What the task requires —
Nothing in the data should change when you return it, but leave the pictures out.
- - -
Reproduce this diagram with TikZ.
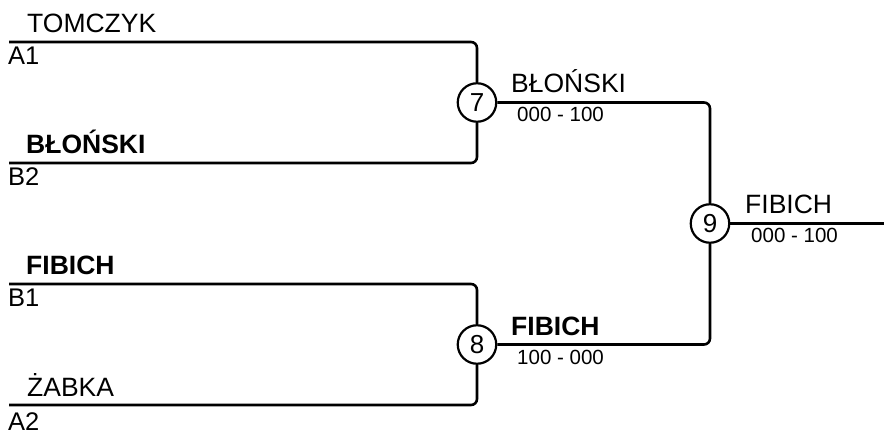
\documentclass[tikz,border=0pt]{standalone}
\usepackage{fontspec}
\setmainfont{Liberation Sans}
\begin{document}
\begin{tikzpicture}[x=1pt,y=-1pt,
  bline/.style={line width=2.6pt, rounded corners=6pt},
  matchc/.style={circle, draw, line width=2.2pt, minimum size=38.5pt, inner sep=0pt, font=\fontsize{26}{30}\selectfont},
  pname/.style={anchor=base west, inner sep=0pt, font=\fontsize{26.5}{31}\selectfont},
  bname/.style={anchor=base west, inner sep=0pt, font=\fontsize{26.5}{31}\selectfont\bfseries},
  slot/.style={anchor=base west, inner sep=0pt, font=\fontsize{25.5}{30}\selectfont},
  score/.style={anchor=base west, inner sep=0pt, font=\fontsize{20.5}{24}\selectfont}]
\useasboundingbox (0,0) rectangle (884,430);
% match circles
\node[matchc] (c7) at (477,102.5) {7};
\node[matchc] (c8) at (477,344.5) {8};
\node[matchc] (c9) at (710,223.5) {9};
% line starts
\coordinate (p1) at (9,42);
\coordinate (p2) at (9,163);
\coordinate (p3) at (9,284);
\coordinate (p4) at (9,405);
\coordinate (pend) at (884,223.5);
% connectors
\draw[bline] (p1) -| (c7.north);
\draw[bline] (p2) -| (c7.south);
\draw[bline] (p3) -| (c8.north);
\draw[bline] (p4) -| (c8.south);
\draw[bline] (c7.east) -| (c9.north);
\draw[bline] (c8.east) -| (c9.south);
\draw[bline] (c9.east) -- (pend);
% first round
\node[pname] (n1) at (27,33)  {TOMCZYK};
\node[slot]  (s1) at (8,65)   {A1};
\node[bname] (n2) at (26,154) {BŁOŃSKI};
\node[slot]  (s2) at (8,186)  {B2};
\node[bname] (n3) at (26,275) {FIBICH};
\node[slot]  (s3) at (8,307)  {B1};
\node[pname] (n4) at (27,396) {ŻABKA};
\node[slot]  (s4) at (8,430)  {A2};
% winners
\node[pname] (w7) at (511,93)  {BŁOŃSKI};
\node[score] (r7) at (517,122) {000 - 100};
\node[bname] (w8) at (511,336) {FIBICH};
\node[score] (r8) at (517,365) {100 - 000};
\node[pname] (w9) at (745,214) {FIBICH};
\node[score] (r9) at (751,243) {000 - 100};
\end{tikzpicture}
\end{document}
- - -
Completed task —
Reproduce this diagram with TikZ.
\documentclass[tikz,border=0pt]{standalone}
\usepackage{fontspec}
\setmainfont{Liberation Sans}
\begin{document}
\begin{tikzpicture}[x=1pt,y=-1pt,
  bline/.style={line width=2.6pt, rounded corners=6pt},
  matchc/.style={circle, draw, line width=2.2pt, minimum size=38.5pt, inner sep=0pt, font=\fontsize{26}{30}\selectfont},
  pname/.style={anchor=base west, inner sep=0pt, font=\fontsize{26.5}{31}\selectfont},
  bname/.style={anchor=base west, inner sep=0pt, font=\fontsize{26.5}{31}\selectfont\bfseries},
  slot/.style={anchor=base west, inner sep=0pt, font=\fontsize{25.5}{30}\selectfont},
  score/.style={anchor=base west, inner sep=0pt, font=\fontsize{20.5}{24}\selectfont}]
\useasboundingbox (0,0) rectangle (884,430);
% match circles
\node[matchc] (c7) at (477,102.5) {7};
\node[matchc] (c8) at (477,344.5) {8};
\node[matchc] (c9) at (710,223.5) {9};
% line starts
\coordinate (p1) at (9,42);
\coordinate (p2) at (9,163);
\coordinate (p3) at (9,284);
\coordinate (p4) at (9,405);
\coordinate (pend) at (884,223.5);
% connectors
\draw[bline] (p1) -| (c7.north);
\draw[bline] (p2) -| (c7.south);
\draw[bline] (p3) -| (c8.north);
\draw[bline] (p4) -| (c8.south);
\draw[bline] (c7.east) -| (c9.north);
\draw[bline] (c8.east) -| (c9.south);
\draw[bline] (c9.east) -- (pend);
% first round
\node[pname] (n1) at (27,33)  {TOMCZYK};
\node[slot]  (s1) at (8,65)   {A1};
\node[bname] (n2) at (26,154) {BŁOŃSKI};
\node[slot]  (s2) at (8,186)  {B2};
\node[bname] (n3) at (26,275) {FIBICH};
\node[slot]  (s3) at (8,307)  {B1};
\node[pname] (n4) at (27,396) {ŻABKA};
\node[slot]  (s4) at (8,430)  {A2};
% winners
\node[pname] (w7) at (511,93)  {BŁOŃSKI};
\node[score] (r7) at (517,122) {000 - 100};
\node[bname] (w8) at (511,336) {FIBICH};
\node[score] (r8) at (517,365) {100 - 000};
\node[pname] (w9) at (745,214) {FIBICH};
\node[score] (r9) at (751,243) {000 - 100};
\end{tikzpicture}
\end{document}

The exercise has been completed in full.